Especially for services that are directly exposed to the internet:

  • Public APIs
  • Authentication endpoints (e.g., /login, /auth)
  • File upload services
  • Payment or account management systems

A WAF can filter large amounts of automated attack traffic before it reaches your application layer.


2. Start in monitor mode

Before enabling blocking rules, it is recommended to run the WAF in monitor (or detection-only) mode.

This allows engineers to:

  • observe real traffic patterns
  • identify potential false positives
  • understand how rules interact with the application

Only after analyzing logs and tuning rules should blocking be fully enabled.


3. Continuously tune rule sets

No rule set works perfectly out of the box.

Production environments often require continuous adjustments such as:

  • disabling overly aggressive rules
  • adjusting anomaly score thresholds
  • creating endpoint-specific rule exceptions

Regular rule tuning significantly reduces false positives while maintaining protection.


4. Implement layered security

A WAF should not be treated as the only security control.

Instead, it should be part of a defense-in-depth strategy that includes:

  • input validation at the application layer
  • strong authentication mechanisms
  • rate limiting and request throttling
  • vulnerability scanning and patch management
  • centralized logging and monitoring

Combining multiple defensive layers greatly improves overall security posture.


Final Thoughts

A Web Application Firewall is essentially a programmable HTTP inspection engine that sits between the internet and your application.

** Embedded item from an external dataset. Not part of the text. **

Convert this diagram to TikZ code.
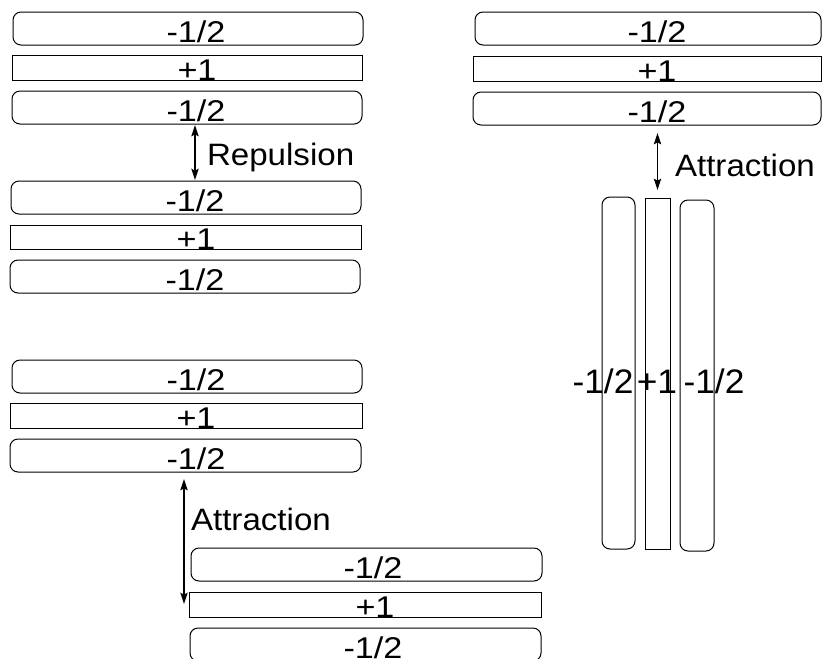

By analyzing requests in real time, it can detect and block a wide range of common web attacks before they reach backend services.

However, the effectiveness of a WAF depends heavily on:

  • proper configuration
  • continuous rule tuning
  • integration with monitoring and security operations

When deployed correctly, a WAF can dramatically reduce the attack surface of modern web applications while providing valuable visibility into malicious traffic patterns.